All Kenyans know how that story ended. We often see that saloon car converted
to a ceremonial ride during Budget Day.
So, it will be understood, if there are Kenyans out there who
will be just a bit skeptical about that living beyond our means line. And why
would they not be skeptical if simple things like the length of an official
motorcade of nearly any official in this country, tells a different story. So,
on that one, the President has some walking to do.

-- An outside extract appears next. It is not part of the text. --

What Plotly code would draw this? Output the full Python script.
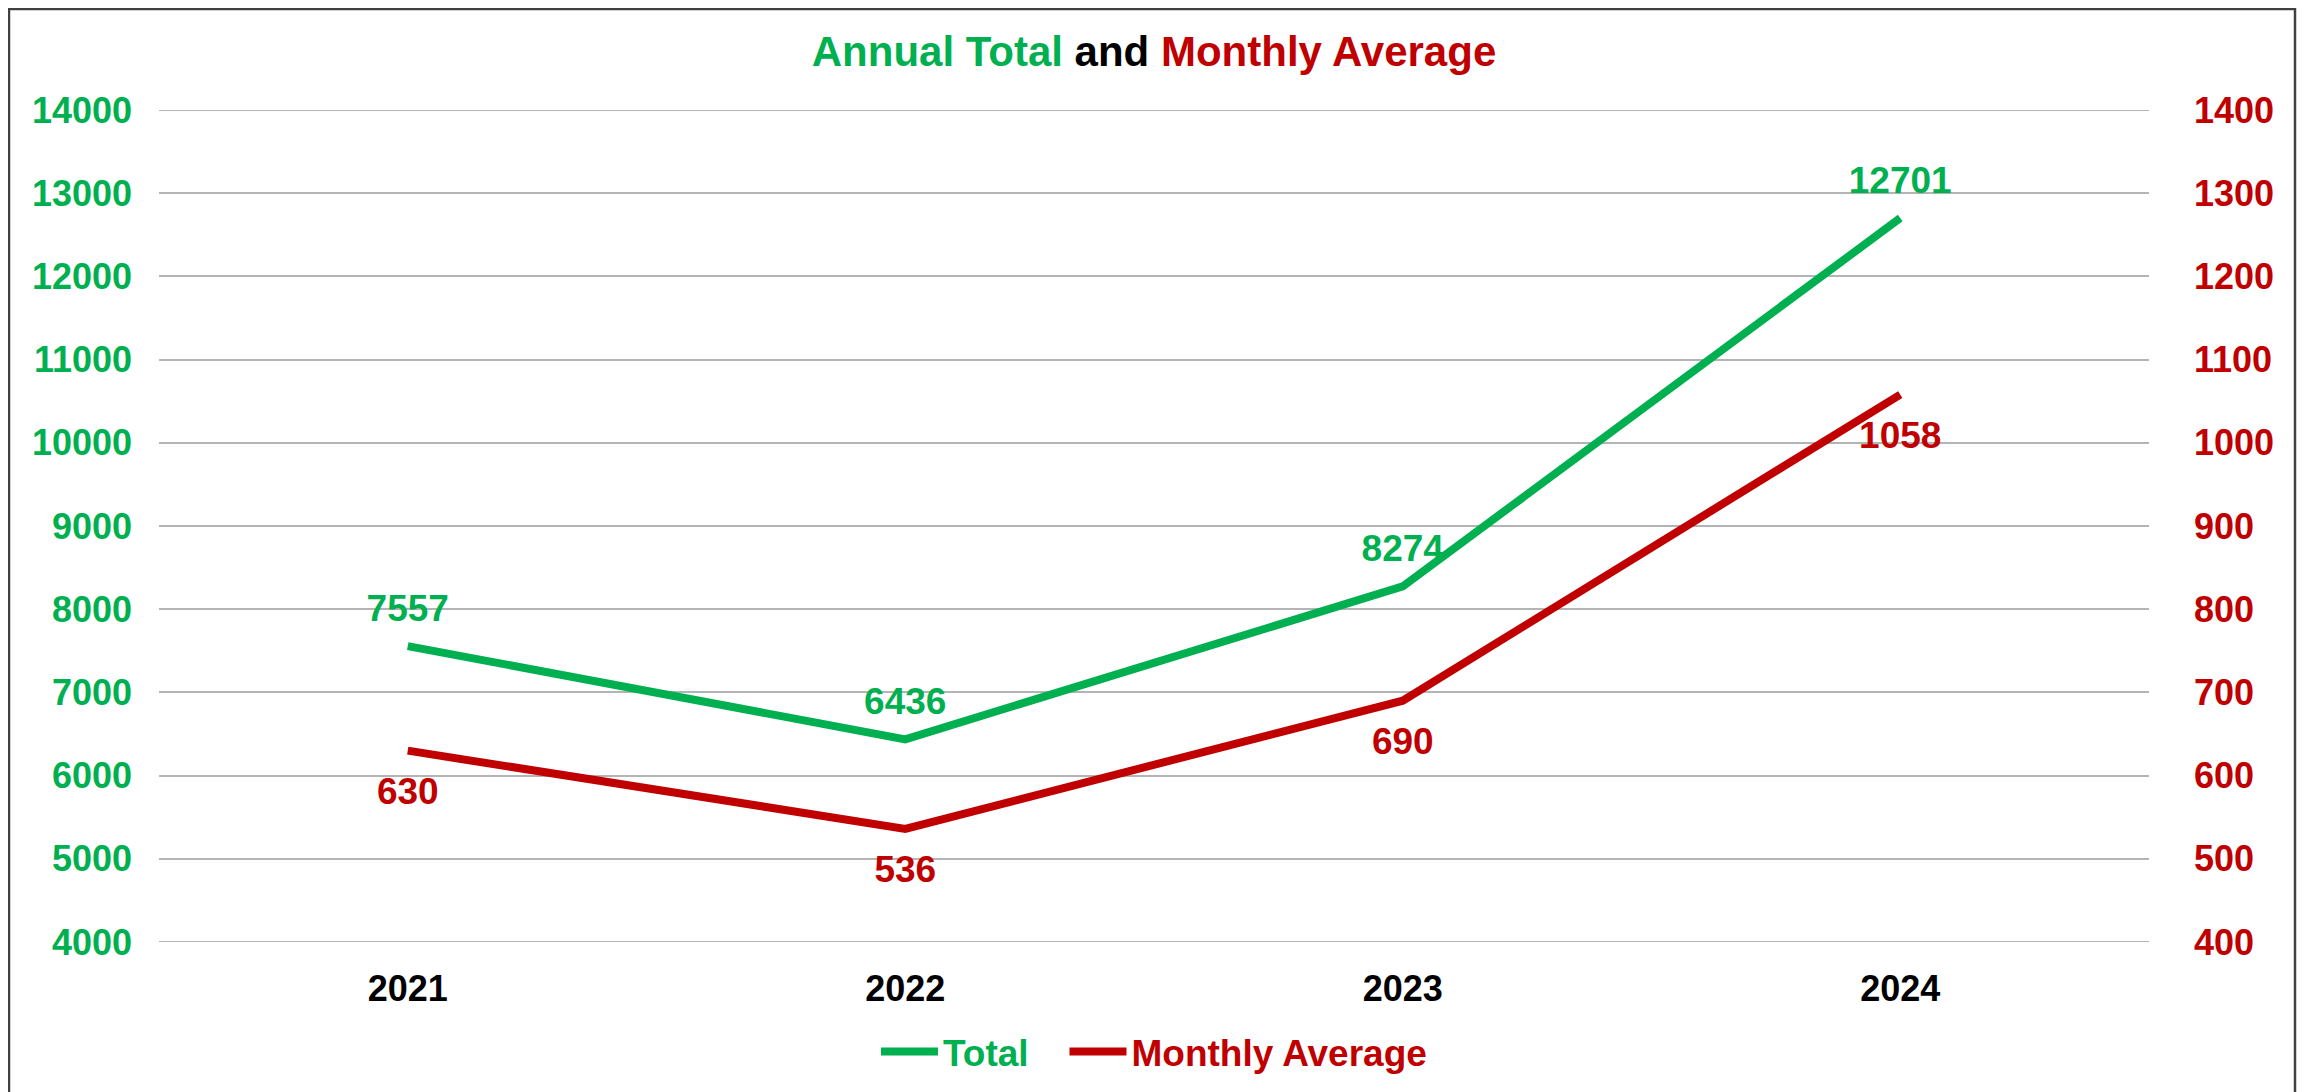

We conclude now with a little take on legacies. Members of
this administration have proved beyond doubt that legacies are about and
entirely around one person; the President of the Republic. For everything that
has been said about Uhuru Kenyatta the fourth President, more will be said
about William Samoei Ruto, 5 or 10 years from now, by ironically people who are
very close to him right now. So, to President Ruto, there is a legacy issue
here for your personal attention.
Legacy is a lonely destination. So, take it this early, that
when the chips come down, you are alone! If the plan fails, the first people to
hang you will be your plan mates. Some will even spend an entire year after
your term in office to vilify particular elements of the plan, whether its’s
about debt repayment, taxes, affordable housing and don’t be surprised about
that subsidised fertilizer.
So, Mr. President, there is something Kenyans like saying on
the street: Mapema ndio best!
Put your economic plan together and aim for clarity and coherence,
considering the great amount of public skepticism that prevails currently. Get
your economic team off the social media keyboards and deploy them to closed
meeting rooms of government offices where some deep reflection and thoughts
about turning around the economy should commence. From Treasury to the Central Bank,
to State House and the ministries, send the right message on the management of
Unlike other aspects of national politics, the economy is a more exacting space. Haina kubahatisha. And as you have seen in the last one year, the day of accountability is a lonely day for any President. That is our Take, Kicker and Sense rolled into one!